A camera on a nightstand that is constantly pointed at a person’s bed? It’s like asking for privacy to be violated.

Amazon promises the camera software on the Echo Spot can be turned off whenever it isn’t being used. But it’s an obvious feature for hackers to target with malware.

So if the primary goal is to have a device that wakes people up on time to go to work, just get an old-school alarm clock.


One of the most common uses of Alexa is to set a kitchen timer.

Just say “Alexa, set a timer for 80 minutes” while busy chopping vegetables. But there are reasons a cheap kitchen timer can be superior.

Cooking timing can vary depending on your heating element, among other factors.

So when checking on the food’s doneness and change the kitchen timer, an old-school timer — either the analog variety or the types with a digital time display and two or three physical buttons — can be easier.

“It simply dings or beeps when the time is up and it’s quicker to add or subtract a few minutes by turning a dial or pressing a button or two,” Dolly Chidiac, a stay at home mom who was gifted Alexa by her daughter to replace her old kitchen timer, told Annahar.

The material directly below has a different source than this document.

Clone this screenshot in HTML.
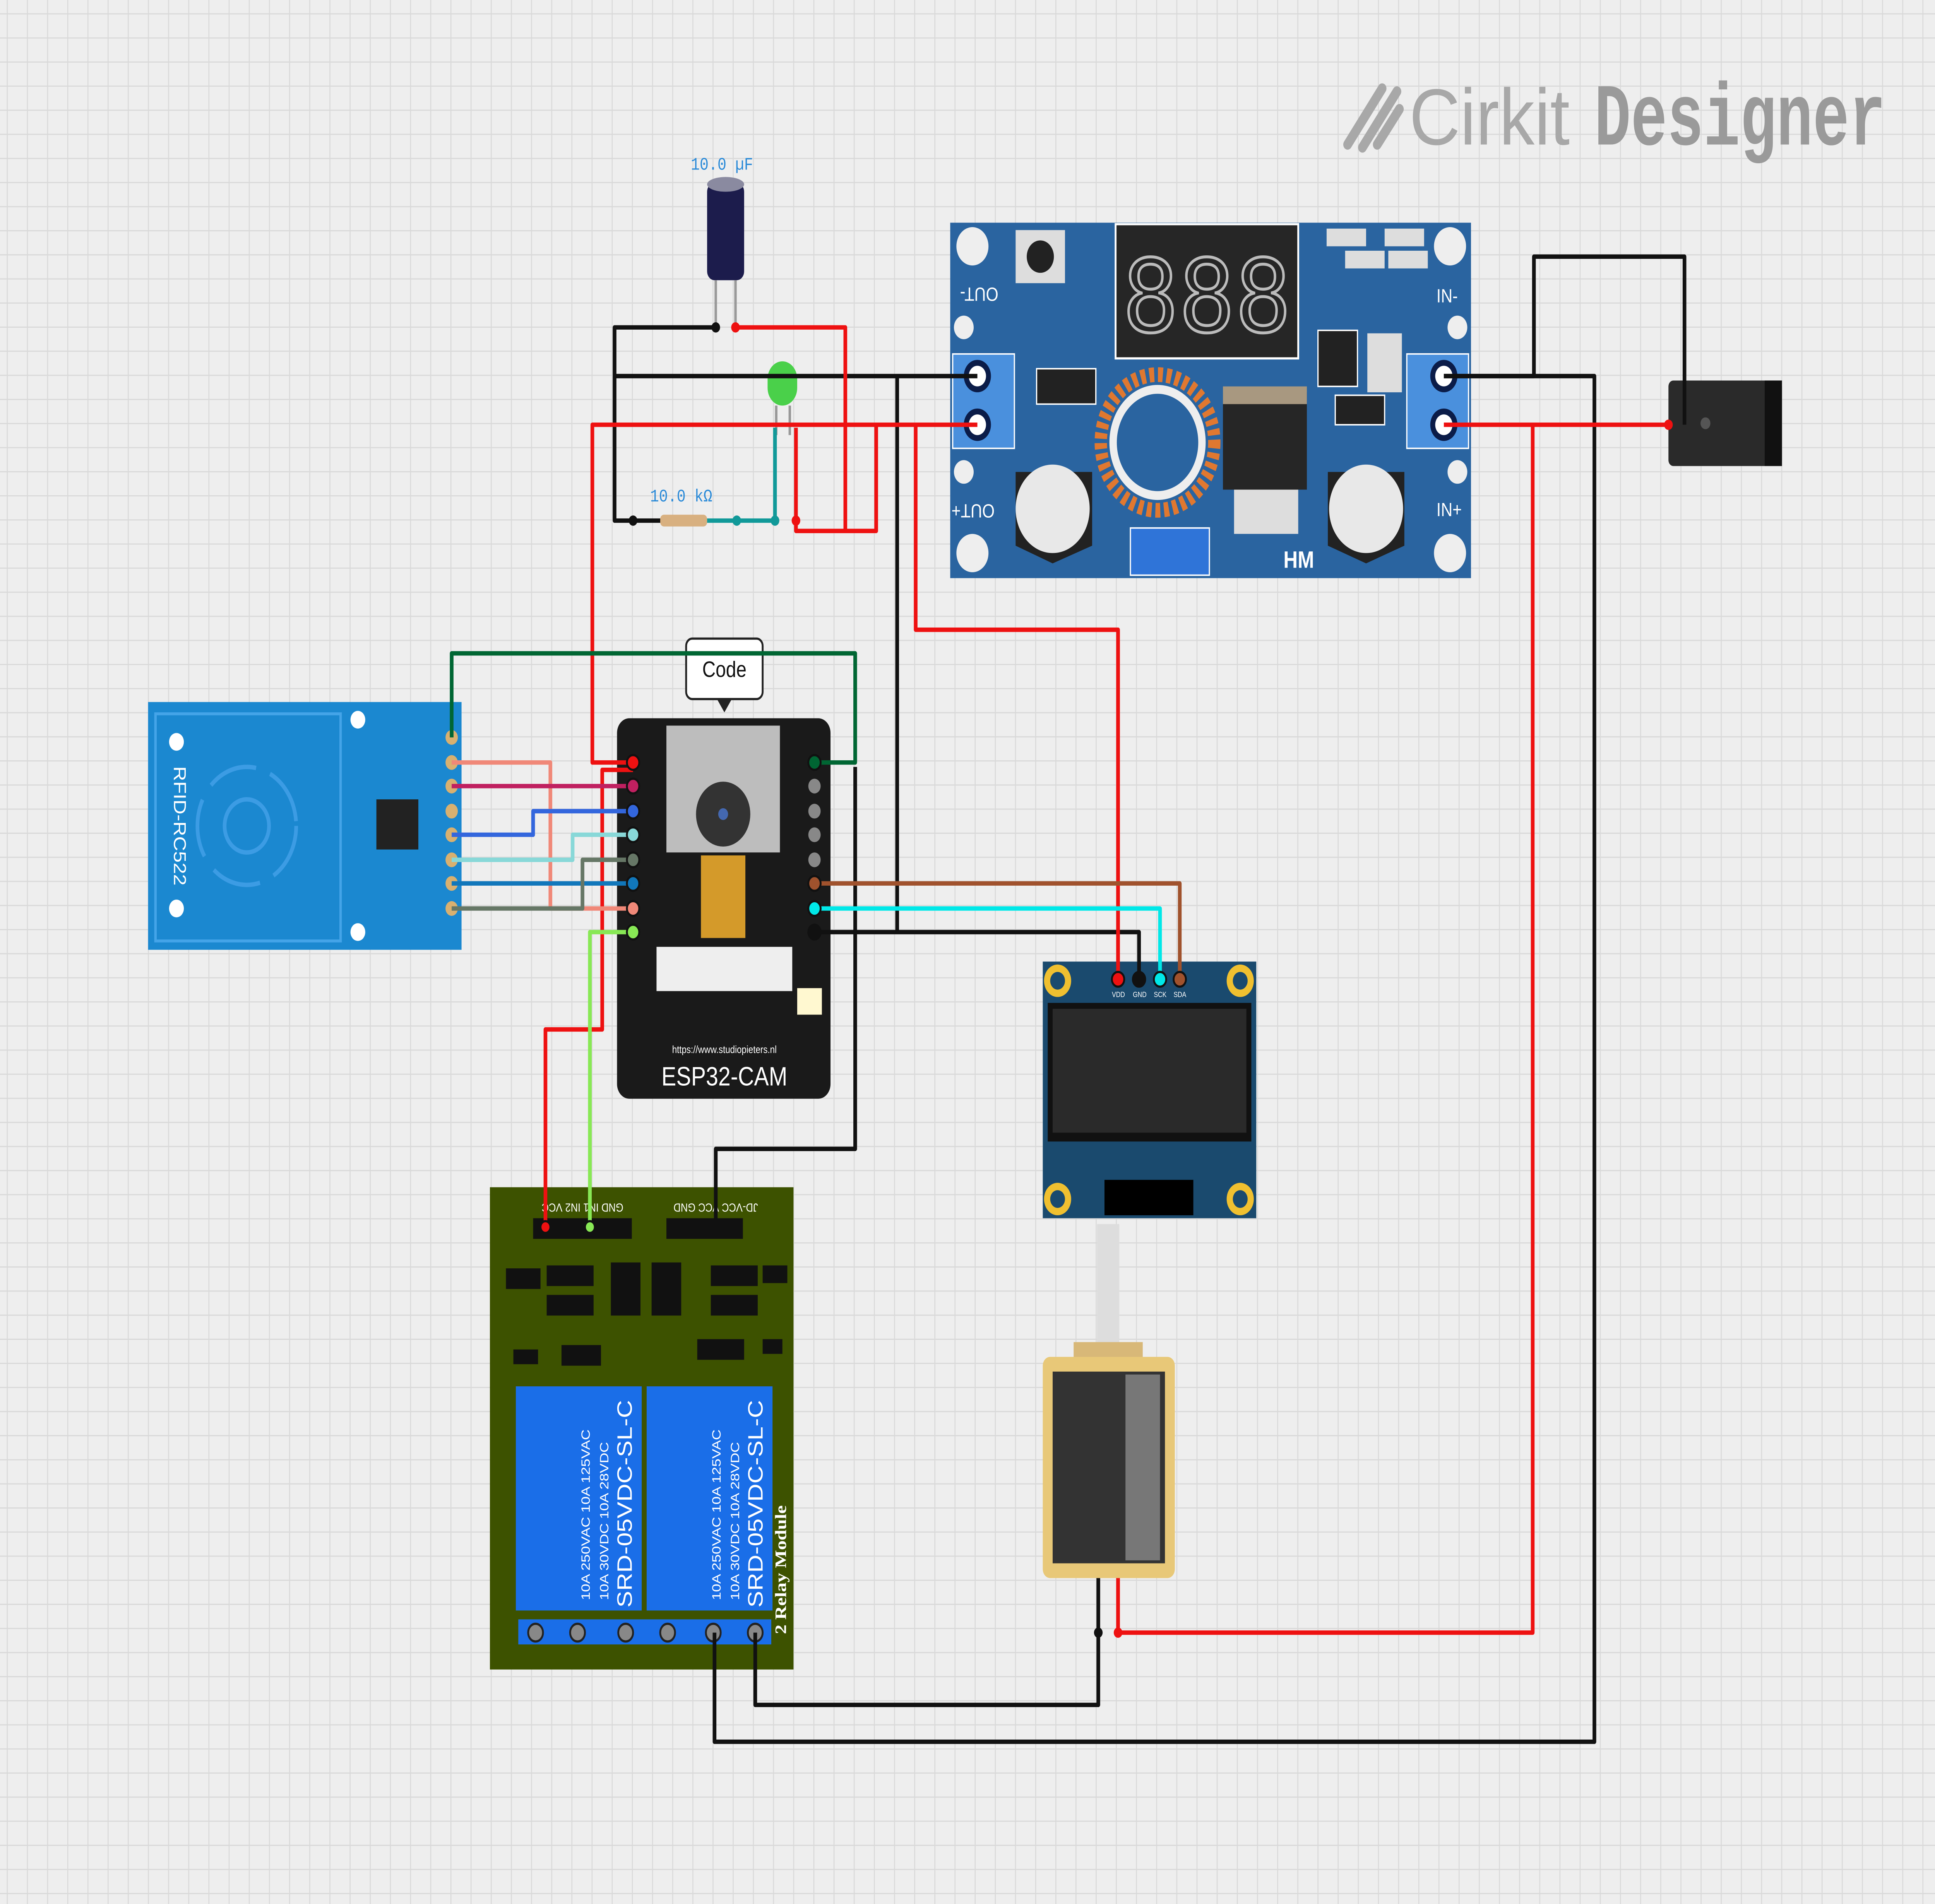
<!DOCTYPE html>
<html><head><meta charset="utf-8"><style>html,body{margin:0;padding:0;background:#eeeeee;width:100%;height:100%;overflow:hidden}svg{display:block;position:fixed;left:0;top:0;width:100vw;height:100vh}</style></head>
<body>
<svg viewBox="0 0 1568 1291" preserveAspectRatio="none" xmlns="http://www.w3.org/2000/svg" font-family="Liberation Sans, sans-serif">
<defs>
<pattern id="g" x="5.5" y="9" width="16.34" height="16.34" patternUnits="userSpaceOnUse">
<path d="M0 0H16.34M0 0V16.34" stroke="#d9d9d9" stroke-width="1.6" fill="none"/>
</pattern>
</defs>
<rect width="1568" height="1291" fill="#eeeeee"/>
<rect width="1568" height="1291" fill="url(#g)"/>

<!-- logo -->
<path d="M1092 98 L1120 60 M1104 100 L1132 62 M1116 98 L1134 74" stroke="#a8a8a8" stroke-width="7" stroke-linecap="round" fill="none"/>
<text x="1142" y="98" font-size="54" fill="#a8a8a8" textLength="130" lengthAdjust="spacingAndGlyphs">Cirkit</text>
<text x="1292" y="98" font-size="60" font-weight="bold" fill="#9a9a9a" textLength="236" lengthAdjust="spacingAndGlyphs" font-family="Liberation Mono, monospace">Designer</text>

<!-- buck converter -->
<g>
<rect x="770" y="151" width="422" height="241" fill="#2a64a0"/>
<rect x="904" y="152" width="148" height="91" fill="#262626" stroke="#fff" stroke-width="1.5"/>
<text x="978" y="225" font-size="76" fill="none" stroke="#bbb" stroke-width="2" text-anchor="middle" font-family="Liberation Mono, monospace">888</text>
<rect x="823" y="156" width="40" height="36" fill="#ddd"/><circle cx="843" cy="174" r="11" fill="#222"/>
<rect x="772" y="240" width="50" height="64" fill="#4a90dd" stroke="#fff"/>
<circle cx="792" cy="255" r="11" fill="#0b1c48"/><circle cx="792" cy="255" r="7" fill="#fff"/>
<circle cx="792" cy="288" r="11" fill="#0b1c48"/><circle cx="792" cy="288" r="7" fill="#fff"/>
<rect x="1140" y="240" width="50" height="64" fill="#4a90dd" stroke="#fff"/>
<circle cx="1170" cy="255" r="11" fill="#0b1c48"/><circle cx="1170" cy="255" r="7" fill="#fff"/>
<circle cx="1170" cy="288" r="11" fill="#0b1c48"/><circle cx="1170" cy="288" r="7" fill="#fff"/>
<circle cx="938" cy="300" r="46" fill="none" stroke="#e07830" stroke-width="10" stroke-dasharray="4 3"/>
<circle cx="938" cy="300" r="36" fill="none" stroke="#eee" stroke-width="6"/>
<rect x="991" y="266" width="68" height="66" fill="#262626"/><rect x="991" y="262" width="68" height="12" fill="#a89880"/>
<rect x="1000" y="332" width="52" height="30" fill="#ddd"/>
<path d="M823 320 L885 320 L885 370 L853 382 L823 370Z" fill="#222"/><circle cx="853" cy="345" r="30" fill="#e8e8e8"/>
<path d="M1076 320 L1138 320 L1138 370 L1107 382 L1076 370Z" fill="#222"/><circle cx="1107" cy="345" r="30" fill="#e8e8e8"/>
<rect x="916" y="358" width="64" height="32" fill="#2f74d8" stroke="#fff"/>
<rect x="840" y="250" width="48" height="24" fill="#222" stroke="#fff"/>
<rect x="1068" y="224" width="32" height="38" fill="#222" stroke="#fff"/>
<rect x="1075" y="155" width="32" height="12" fill="#ddd"/><rect x="1122" y="155" width="32" height="12" fill="#ddd"/>
<rect x="1090" y="170" width="32" height="12" fill="#ddd"/><rect x="1125" y="170" width="32" height="12" fill="#ddd"/>
<rect x="1108" y="226" width="28" height="40" fill="#ddd"/><rect x="1082" y="268" width="40" height="20" fill="#222" stroke="#fff"/>
<g fill="#eee"><circle cx="788" cy="167" r="13"/><circle cx="1175" cy="167" r="13"/><circle cx="788" cy="375" r="13"/><circle cx="1175" cy="375" r="13"/><circle cx="781" cy="222" r="8"/><circle cx="1181" cy="222" r="8"/><circle cx="781" cy="320" r="8"/><circle cx="1181" cy="320" r="8"/></g>
<g fill="#fff" font-size="13"><text x="775" y="205" transform="rotate(180 792 200)">OUT-</text><text x="778" y="350" transform="rotate(180 792 346)">OUT+</text><text x="1164" y="205">IN-</text><text x="1164" y="350">IN+</text><text x="1040" y="385" font-weight="bold" font-size="16">HM</text></g>
</g>

<!-- DC jack -->
<rect x="1352" y="258" width="92" height="58" rx="4" fill="#2a2a2a"/><rect x="1430" y="258" width="14" height="58" fill="#111"/><circle cx="1382" cy="287" r="4" fill="#555"/>

<!-- capacitor -->
<text x="585" y="115" font-size="12" fill="#2a8ad8" text-anchor="middle" font-family="Liberation Mono, monospace">10.0 µF</text>
<rect x="573" y="124" width="30" height="66" rx="6" fill="#1c1c4c"/><ellipse cx="588" cy="125" rx="15" ry="5" fill="#8a8aa0"/>
<line x1="580" y1="190" x2="580" y2="222" stroke="#999" stroke-width="2"/><line x1="596" y1="190" x2="596" y2="222" stroke="#999" stroke-width="2"/>
<!-- LED -->
<rect x="622" y="245" width="24" height="30" rx="12" fill="#4ad04a"/><line x1="629" y1="275" x2="629" y2="295" stroke="#999" stroke-width="2"/><line x1="640" y1="275" x2="640" y2="295" stroke="#999" stroke-width="2"/>
<!-- resistor -->
<text x="552" y="340" font-size="12" fill="#2a8ad8" text-anchor="middle" font-family="Liberation Mono, monospace">10.0 kΩ</text>
<rect x="535" y="349" width="38" height="8" rx="3" fill="#d8b080"/>

<!-- RFID -->
<rect x="120" y="476" width="254" height="168" fill="#1b88d0"/>
<rect x="126" y="484" width="150" height="154" fill="none" stroke="#44a4e8" stroke-width="2"/>
<circle cx="200" cy="560" r="40" fill="none" stroke="#3c9ce4" stroke-width="3" stroke-dasharray="40 12"/><circle cx="200" cy="560" r="18" fill="none" stroke="#3c9ce4" stroke-width="3"/>
<rect x="305" y="542" width="34" height="34" fill="#222"/>
<circle cx="143" cy="503" r="6" fill="#fff"/><circle cx="143" cy="616" r="6" fill="#fff"/><circle cx="290" cy="488" r="6" fill="#fff"/><circle cx="290" cy="632" r="6" fill="#fff"/>
<text x="146" y="560" font-size="14" fill="#fff" text-anchor="middle" transform="rotate(90 146 560)" dy="5">RFID-RC522</text>
<g fill="#d8b070"><circle cx="366" cy="500" r="5"/><circle cx="366" cy="517" r="5"/><circle cx="366" cy="533" r="5"/><circle cx="366" cy="550" r="5"/><circle cx="366" cy="566" r="5"/><circle cx="366" cy="583" r="5"/><circle cx="366" cy="599" r="5"/><circle cx="366" cy="616" r="5"/></g>

<!-- ESP32-CAM -->
<rect x="500" y="487" width="173" height="258" rx="10" fill="#1a1a1a"/>
<rect x="540" y="492" width="92" height="86" fill="#bdbdbd"/><circle cx="586" cy="552" r="22" fill="#333"/><circle cx="586" cy="552" r="4" fill="#4468b0"/>
<rect x="568" y="580" width="36" height="56" fill="#d49a2a"/>
<rect x="532" y="642" width="110" height="30" fill="#eee"/>
<rect x="646" y="670" width="20" height="18" fill="#fff8d0"/>
<text x="587" y="714" font-size="7" fill="#fff" text-anchor="middle">https://www.studiopieters.nl</text>
<text x="587" y="736" font-size="18" fill="#fff" text-anchor="middle">ESP32-CAM</text>
<g fill="#888"><circle cx="660" cy="517" r="5"/><circle cx="660" cy="533" r="5"/><circle cx="660" cy="550" r="5"/><circle cx="660" cy="566" r="5"/><circle cx="660" cy="583" r="5"/></g>
<!-- code bubble -->
<rect x="556" y="433" width="62" height="41" rx="5" fill="#fff" stroke="#222" stroke-width="1.5"/>
<path d="M581 474 L587 483 L593 474Z" fill="#222"/>
<text x="587" y="459" font-size="15" text-anchor="middle" fill="#111">Code</text>

<!-- OLED -->
<rect x="845" y="652" width="173" height="174" fill="#1a4a6e"/>
<rect x="849" y="680" width="165" height="94" fill="#111"/><rect x="853" y="684" width="157" height="84" fill="#2a2a2a"/>
<rect x="895" y="800" width="72" height="24" fill="#000"/>
<g fill="#f0c030"><circle cx="857" cy="665" r="11"/><circle cx="1005" cy="665" r="11"/><circle cx="857" cy="813" r="11"/><circle cx="1005" cy="813" r="11"/></g>
<g fill="#1a4a6e"><circle cx="857" cy="665" r="6"/><circle cx="1005" cy="665" r="6"/><circle cx="857" cy="813" r="6"/><circle cx="1005" cy="813" r="6"/></g>
<g font-size="5" fill="#fff"><text x="901" y="676">VDD</text><text x="918" y="676">GND</text><text x="935" y="676">SCK</text><text x="951" y="676">SDA</text></g>

<!-- solenoid -->
<rect x="889" y="830" width="18" height="88" fill="#ddd"/>
<rect x="870" y="910" width="56" height="14" fill="#d8b878"/>
<rect x="845" y="920" width="107" height="150" rx="6" fill="#e8c878"/>
<rect x="853" y="930" width="91" height="130" fill="#333"/><rect x="912" y="932" width="28" height="126" fill="#777"/>

<!-- relay module -->
<rect x="397" y="805" width="246" height="327" fill="#3d5200"/>
<rect x="432" y="826" width="80" height="14" fill="#111"/><rect x="540" y="826" width="62" height="14" fill="#111"/>
<g font-size="8" fill="#fff"><text x="472" y="822" text-anchor="middle" transform="rotate(180 472 819)">GND IN1 IN2 VCC</text><text x="580" y="822" text-anchor="middle" transform="rotate(180 580 819)">JD-VCC VCC GND</text></g>
<g fill="#111"><rect x="410" y="860" width="28" height="14"/><rect x="443" y="858" width="38" height="14"/><rect x="443" y="878" width="38" height="14"/><rect x="495" y="856" width="24" height="36"/><rect x="528" y="856" width="24" height="36"/><rect x="576" y="858" width="38" height="14"/><rect x="576" y="878" width="38" height="14"/><rect x="618" y="858" width="20" height="12"/><rect x="416" y="915" width="20" height="10"/><rect x="455" y="912" width="32" height="14"/><rect x="565" y="908" width="38" height="14"/><rect x="618" y="908" width="16" height="10"/></g>
<rect x="418" y="940" width="102" height="152" fill="#1a6ee8"/><rect x="524" y="940" width="102" height="152" fill="#1a6ee8"/>
<g fill="#fff"><text x="512" y="1090" font-size="17" transform="rotate(-90 512 1090)">SRD-05VDC-SL-C</text><text x="618" y="1090" font-size="17" transform="rotate(-90 618 1090)">SRD-05VDC-SL-C</text>
<text x="478" y="1085" font-size="10" transform="rotate(-90 478 1085)">10A 250VAC 10A 125VAC</text><text x="493" y="1085" font-size="10" transform="rotate(-90 493 1085)">10A 30VDC 10A 28VDC</text>
<text x="584" y="1085" font-size="10" transform="rotate(-90 584 1085)">10A 250VAC 10A 125VAC</text><text x="599" y="1085" font-size="10" transform="rotate(-90 599 1085)">10A 30VDC 10A 28VDC</text>
<text x="637" y="1108" font-size="13" font-weight="bold" font-family="Liberation Serif, serif" transform="rotate(-90 637 1108)">2 Relay Module</text></g>
<rect x="420" y="1098" width="205" height="17" fill="#1a6ee8"/>
<g fill="#888" stroke="#222" stroke-width="1.5"><circle cx="434" cy="1107" r="6"/><circle cx="468" cy="1107" r="6"/><circle cx="507" cy="1107" r="6"/><circle cx="541" cy="1107" r="6"/><circle cx="578" cy="1107" r="6"/><circle cx="612" cy="1107" r="6"/></g>

<!-- wires -->
<g fill="none" stroke-width="3" stroke-linejoin="round">
<path d="M580 222 H498 V353 H513 M513 353 H535" stroke="#111"/>
<path d="M498 255 H792" stroke="#111"/>
<path d="M573 353 H628 V290" stroke="#119999"/>
<path d="M727 255 V632 H660 M660 632 H923 V664" stroke="#111"/>
<path d="M693 520 V779 H580 V832" stroke="#111"/>
<path d="M1170 255 H1243 V174 H1365 V288" stroke="#111"/>
<path d="M1170 255 H1292 V1181 H579 V1107" stroke="#111"/>
<path d="M612 1107 V1156 H890 V1070" stroke="#111"/>
<path d="M596 222 H685 V360 H645 V290" stroke="#ee1111"/>
<path d="M792 288 H480 V517 H513" stroke="#ee1111"/>
<path d="M710 288 V360 H645" stroke="#ee1111"/>
<path d="M742 288 V427 H906 V664" stroke="#ee1111"/>
<path d="M1170 288 H1352" stroke="#ee1111"/>
<path d="M1242 288 V1107 H906 V1070" stroke="#ee1111"/>
<path d="M442 832 V698 H488 V522 H513" stroke="#ee1111"/>
<path d="M478 832 V632 H513" stroke="#88e855"/>
<path d="M660 616 H940 V664" stroke="#00e8e8"/>
<path d="M660 599 H956 V664" stroke="#a0522d"/>
<path d="M660 517 H693 V443 H366 V500" stroke="#006633"/>
<path d="M366 517 H446 V616 H513" stroke="#f08878"/>
<path d="M366 533 H513" stroke="#c02060"/>
<path d="M366 566 H432 V550 H513" stroke="#3366dd"/>
<path d="M366 583 H464 V566 H513" stroke="#88d8d8"/>
<path d="M366 599 H513" stroke="#1177bb"/>
<path d="M366 616 H472 V583 H513" stroke="#667766"/>
</g>
<!-- pin dots -->
<g stroke="#111" stroke-width="1.5">
<circle cx="513" cy="517" r="5" fill="#ee1111"/><circle cx="513" cy="533" r="5" fill="#c02060"/><circle cx="513" cy="550" r="5" fill="#3366dd"/><circle cx="513" cy="566" r="5" fill="#88d8d8"/><circle cx="513" cy="583" r="5" fill="#667766"/><circle cx="513" cy="599" r="5" fill="#1177bb"/><circle cx="513" cy="616" r="5" fill="#f08878"/><circle cx="513" cy="632" r="5" fill="#88e855"/>
<circle cx="660" cy="517" r="5" fill="#006633"/><circle cx="660" cy="599" r="5" fill="#a0522d"/><circle cx="660" cy="616" r="5" fill="#00e8e8"/><circle cx="660" cy="632" r="5" fill="#111"/>
<circle cx="906" cy="664" r="5" fill="#ee1111"/><circle cx="923" cy="664" r="5" fill="#111"/><circle cx="940" cy="664" r="5" fill="#00e8e8"/><circle cx="956" cy="664" r="5" fill="#a0522d"/>
<circle cx="442" cy="832" r="4" fill="#ee1111"/><circle cx="478" cy="832" r="4" fill="#88e855"/><circle cx="580" cy="832" r="4" fill="#111"/>
</g>
<g><circle cx="580" cy="222" r="3.5" fill="#111"/><circle cx="596" cy="222" r="3.5" fill="#ee1111"/><circle cx="513" cy="353" r="3.5" fill="#111"/><circle cx="628" cy="353" r="3.5" fill="#119999"/><circle cx="597" cy="353" r="3.5" fill="#119999"/><circle cx="645" cy="353" r="3.5" fill="#ee1111"/><circle cx="1352" cy="288" r="3.5" fill="#ee1111"/><circle cx="890" cy="1107" r="3.5" fill="#111"/><circle cx="906" cy="1107" r="3.5" fill="#ee1111"/></g>
</svg>
</body></html>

“You can also constantly see how much time is left on the timer, whereas with Alexa, you have to open a smartphone app to see the remaining time or ask Alexa to tell you how much time is left,” Chidiac said frustratingly.

Over the long term, using a smart speaker as a timer gets tedious.


When people buy new tablets, they often give their older tablet a second life by designating it for the kitchen. Voila, the ancient tablet gets mounted to the refrigerator with a magnet and becomes a glorified recipe reader.

Chidiac, who tried this experiment, considers it to be a hassle.

“You often have to clean the tablet after smearing food on the screen; the battery eventually needs to be recharged,” she added, highlighting that if one were to double or halve a recipe, “you have to do some mental math, which makes multitasking more challenging when you are busy in the kitchen.”

Printing out or jotting down a recipe on a piece of paper is just simpler.

“The old-fashioned way is much better since you can easily scribble additional notes, like changes and improvements to the recipe,” Chidiac said.

And if it gets covered in food, it’s easy to just throw it away.